On the security side, we stopped putting anything sensitive in the provisioner env block. Vault passwords are mounted via ANSIBLE_VAULT_PASSWORD_FILE at runtime through CI secret injection, never committed alongside molecule.yml. And because running a full four-OS matrix multiplies pipeline minutes roughly 4x, we cache Docker layers aggressively and reuse base images across scenarios to keep runtime and cost sane — see the official Docker build cache docs if you're tuning this yourself.

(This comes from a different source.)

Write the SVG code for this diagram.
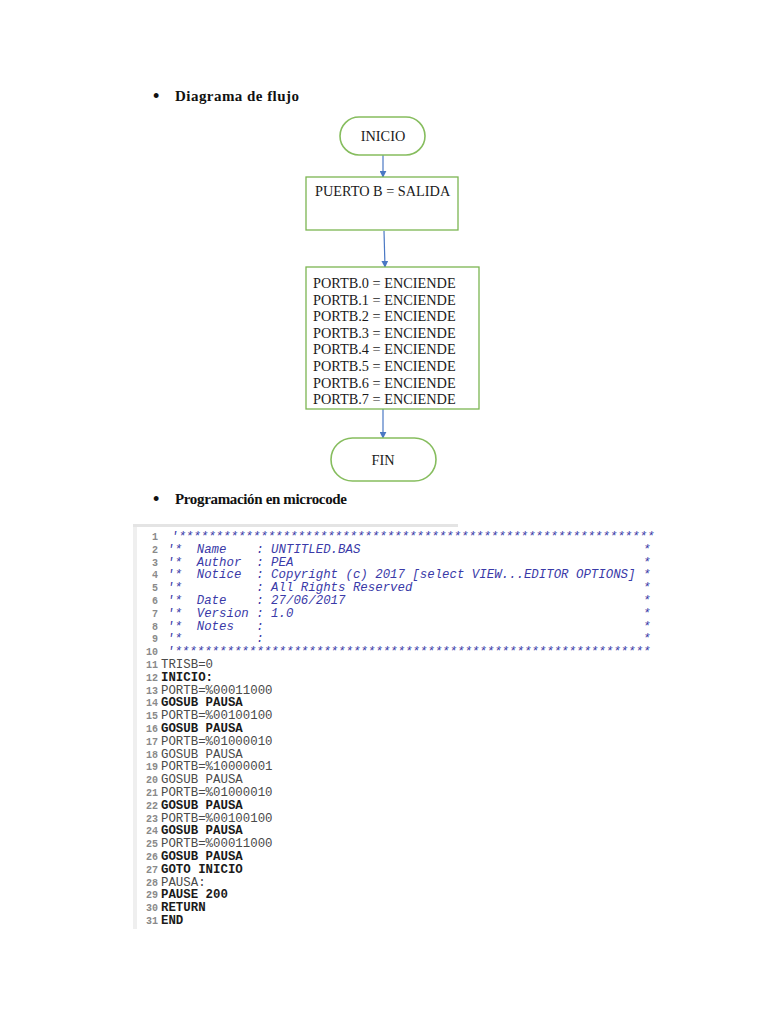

One small habit that's saved us real disk space: running docker system prune on a schedule, and never walking away from a failed molecule test run without also running molecule destroy. Orphaned containers pile up fast, and docker system df creeping upward over a few weeks is a genuinely annoying problem to debug on a dev laptop. If you're setting up CI infrastructure around this kind of testing, our DevOps notes at kuryzhev.cloud cover a few adjacent patterns we use for pipeline hygiene.
Testing Ansible roles with Molecule is still the right call — it caught real bugs the moment we configured it honestly. The mistake was never the tool. It was trusting a green checkmark without asking what it was actually validating.